Ups and Downs of the Worcester Base Ball Club: The 1880 Book

F.E. Pollard in Worcester City Directory, 1889, p_edited-1Worcester’s three-year franchise in the National League (1880-82), largely unknown to the current generation of fans, leapt from obscurity with the recent civic unrest in Baltimore and the unprecedented staging, on April 29, of a game between the Orioles and White Sox before no paying customers. Had there ever been such an event in the whole history of the game, inquiring minds wanted to know. Not really, I stated, but there had been a game played before a paid attendance of six in Worcester on September 28, 1882; the home team lost to Troy, 4-1. As reported in the Worcester Evening Gazette, only three dollars had been taken in at the gate, with the price of admission being 50 cents. The game on the following day, Worcester’s last in the National League, drew only 18 fans. The late-season cold and damp formed only part of the reason for the stunningly small crowds; both Troy and Worcester had learned in the previous week that their NL franchises would not be renewed. Both teams finished at the bottom of the standings, losing money for their managements and, with chronically poor attendance, providing no meaningful receipts to visiting clubs. The two clubs would be replaced, in 1883, by new clubs in New York (today’s Giants) and Philadelphia (today’s Phillies).

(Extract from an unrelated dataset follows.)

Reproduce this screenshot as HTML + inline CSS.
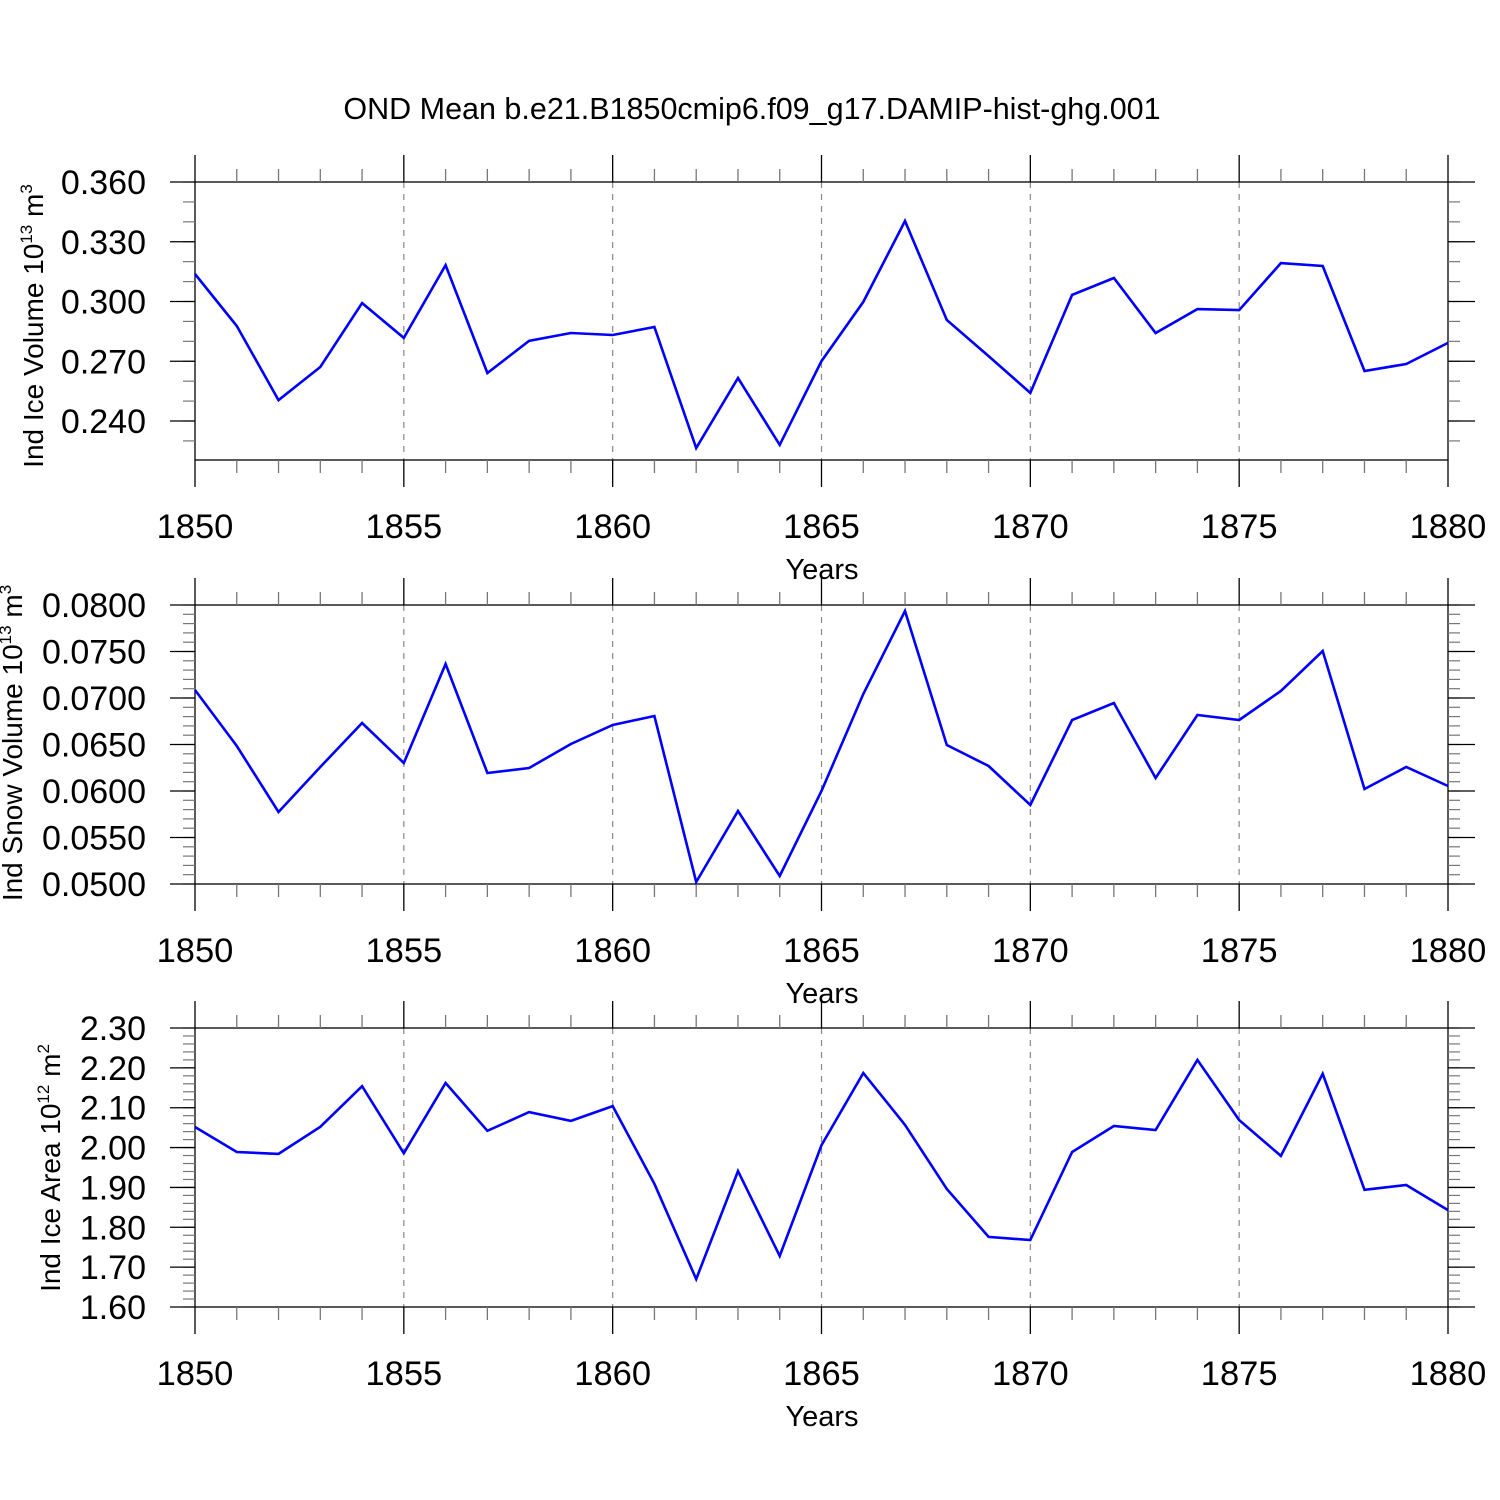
<!DOCTYPE html>
<html><head><meta charset="utf-8"><style>
html,body{margin:0;padding:0;background:#fff}
svg{display:block;font-family:"Liberation Sans",Arial,sans-serif}
</style></head><body>
<svg id="chart" width="1500" height="1500" viewBox="0 0 1500 1500" xmlns="http://www.w3.org/2000/svg">
<rect width="1500" height="1500" fill="#fff"/>
<text x="752" y="119" font-size="30.5" text-anchor="middle">OND Mean b.e21.B1850cmip6.f09_g17.DAMIP-hist-ghg.001</text>
</svg>
<script>
const years = [];
for (let y = 1850; y <= 1880; y++) years.push(y);
const iceVolume = [0.3138,0.2877,0.2505,0.2671,0.2992,0.2817,0.3183,0.2641,0.2802,0.2842,0.2832,0.2872,0.2264,0.2616,0.2280,0.2701,0.2998,0.3404,0.2907,0.2726,0.2541,0.3033,0.3118,0.2842,0.2962,0.2957,0.3193,0.3178,0.2651,0.2686,0.2792];
const snowVolume = [0.07086,0.06484,0.05774,0.06258,0.06731,0.06301,0.07366,0.06194,0.06247,0.06505,0.0671,0.06806,0.05022,0.05785,0.05086,0.0600,0.07043,0.07935,0.06495,0.06269,0.05849,0.06763,0.06946,0.0614,0.06817,0.06763,0.07075,0.07505,0.06022,0.06258,0.06054];
const iceArea = [2.0516,1.989,1.984,2.052,2.154,1.986,2.162,2.042,2.089,2.067,2.104,1.909,1.670,1.941,1.728,2.006,2.187,2.057,1.896,1.776,1.768,1.989,2.054,2.044,2.220,2.069,1.979,2.185,1.894,1.906,1.843];
const xTickLabels = ["1850","1855","1860","1865","1870","1875","1880"];
const iceVolTicks = ["0.240","0.270","0.300","0.330","0.360"];
const snowTicks = ["0.0500","0.0550","0.0600","0.0650","0.0700","0.0750","0.0800"];
const areaTicks = ["1.60","1.70","1.80","1.90","2.00","2.10","2.20","2.30"];

const svg = document.getElementById('chart');
const NS = 'http://www.w3.org/2000/svg';
function mk(tag, attrs, parent){const e=document.createElementNS(NS,tag);for(const k in attrs)e.setAttribute(k,attrs[k]);(parent||svg).appendChild(e);return e;}
const X0=195, X1=1448;
function xs(yr){return X0+(yr-1850)/30*(X1-X0);}

const panels = [
 {name:'ice-volume', data:iceVolume, ticks:iceVolTicks, top:182, bot:460, vTop:0.36, vBot:0.36-278/59.75*0.03, minor:0.01, labX:33, labY:326, lab:['Ind Ice Volume 10','13',' m','3']},
 {name:'snow-volume', data:snowVolume, ticks:snowTicks, top:605, bot:884, vTop:0.08, vBot:0.05, minor:0.001, labX:12, labY:743, lab:['Ind Snow Volume 10','13',' m','3']},
 {name:'ice-area', data:iceArea, ticks:areaTicks, top:1028, bot:1307, vTop:2.30, vBot:1.60, minor:0.02, labX:50, labY:1168, lab:['Ind Ice Area 10','12',' m','2']}
];

panels.forEach(p=>{
  const g = mk('g',{});
  
  
  const ys = v => p.top + (p.vTop - v)/(p.vTop - p.vBot)*(p.bot-p.top);
  for (let yr=1855; yr<=1875; yr+=5){
    const l = mk('line',{x1:xs(yr),x2:xs(yr),y1:p.top,y2:p.bot,stroke:'#888','stroke-width':1.2,'stroke-dasharray':'6,6'},g);
    
    
  }
  mk('rect',{x:X0,y:p.top,width:X1-X0,height:p.bot-p.top,fill:'none',stroke:'#000','stroke-width':1.3},g);
  years.forEach(yr=>{
    const major = (yr-1850)%5===0, len = major?27:13, c = major?'#000':'#777';
    mk('line',{x1:xs(yr),x2:xs(yr),y1:p.top,y2:p.top-len,stroke:c,'stroke-width':1.3},g);
    mk('line',{x1:xs(yr),x2:xs(yr),y1:p.bot,y2:p.bot+len,stroke:c,'stroke-width':1.3},g);
  });
  xTickLabels.forEach(t=>{
    const tl = mk('text',{x:xs(+t),y:p.bot+78,'font-size':34.5,'text-anchor':'middle'},g);
    tl.textContent=t;
    
    
  });
  const xt = mk('text',{x:822,y:p.bot+119,'font-size':29,'text-anchor':'middle'},g);
  xt.textContent='Years';
  
  
  const n = Math.round((p.vTop-p.vBot)/p.minor)+1;
  for (let i=0;i<=n;i++){
    const v = p.vTop - i*p.minor;
    if (v < p.vBot-1e-9) break;
    const y = ys(v);
    mk('line',{x1:X0,x2:X0-12,y1:y,y2:y,stroke:'#777','stroke-width':1.2},g);
    mk('line',{x1:X1,x2:X1+12,y1:y,y2:y,stroke:'#777','stroke-width':1.2},g);
  }
  p.ticks.forEach(t=>{
    const y = ys(+t);
    mk('line',{x1:X0,x2:X0-25,y1:y,y2:y,stroke:'#000','stroke-width':1.3},g);
    mk('line',{x1:X1,x2:X1+27,y1:y,y2:y,stroke:'#000','stroke-width':1.3},g);
    const tl = mk('text',{x:146,y:y+12,'font-size':34,'text-anchor':'end'},g);
    tl.textContent=t;
    
    
  });
  const yt = mk('text',{x:0,y:0,'font-size':28,'text-anchor':'middle',transform:`translate(${p.labX+10},${p.labY}) rotate(-90)`},g);
  
  
  const s1=mk('tspan',{},yt); s1.textContent=p.lab[0];
  const s2=mk('tspan',{dy:-11,'font-size':17},yt); s2.textContent=p.lab[1];
  const s3=mk('tspan',{dy:11},yt); s3.textContent=p.lab[2];
  const s4=mk('tspan',{dy:-11,'font-size':17},yt); s4.textContent=p.lab[3];
  const pts = p.data.map((v,i)=>xs(years[i]).toFixed(1)+','+ys(v).toFixed(1)).join(' ');
  const line = mk('polyline',{points:pts,fill:'none',stroke:'#0000ff','stroke-width':2.6,'stroke-linejoin':'miter'},g);
  
  
});
</script>
</body></html>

But in 1880, when the franchise was born, things looked rosy for Worcester. Here, as promised yesterday, is a page-by-page view of Ups and Downs of the Worcester Base Ball Club: League Season 1880, reproduced with the gracious permission of the National Baseball Hall of Fame Library. This is handheld camerawork; the original was too fragile to contemplate scanning. Created by engraver Frederick E. Pollard in 1880, it survives in only this copy. Although no place of publication is listed we may presume that artist and engraver Pollard was also the publisher, in the city of Worcester.

5 Comments

Remarkable! Is it your opinion that this was the only copy produced by Pollard? Or were there others at one time?

Mark

Fascinating. The 1-0 “whitewashing” of Cleveland on June 12 was baseball’s first perfect game, thrown by John Lee Richmond.

I feel certain that others were produced, given that three postcards have survived with images from the book.

At that time no meaningful distinction was made between a no-hitter and a shutout. The former was simply an instance of the latter. A perfect game was not utterly without precedent, however, as Jim “Pud” Galvin had thrown one in 1876:

“On August 17, 1876, during a tournament held in Ionia, Michigan. Galvin threw the first recorded perfect game in baseball history, against the Cass Club of Detroit in an 11-0 victory. This feat was accomplished before the term ‘perfect game’ was in the baseball lexicon, but the Ionia Sentinel clearly spelled out the performance, leaving no doubt about the achievement: ‘The Cass boys did not make a base hit or reach first base during the game. Each man of the club batted three times and each was put out three times.’ Galvin’s feat was all the more impressive because he threw a no-hitter earlier that day against the Mutuals of Jackson, Michigan, in which the defense behind him committed three errors. Galvin’s accomplishments should not be taken lightly because they were not recorded in the major leagues, as the Cass Club and the Mutuals of Jackson were competitive and talented professional teams.” See: http://sabr.org/bioproj/person/38c553ff%5D

This is a great find! The illustrations are wonderful. I especially like all of the pigs in reference to the Cincinnati games.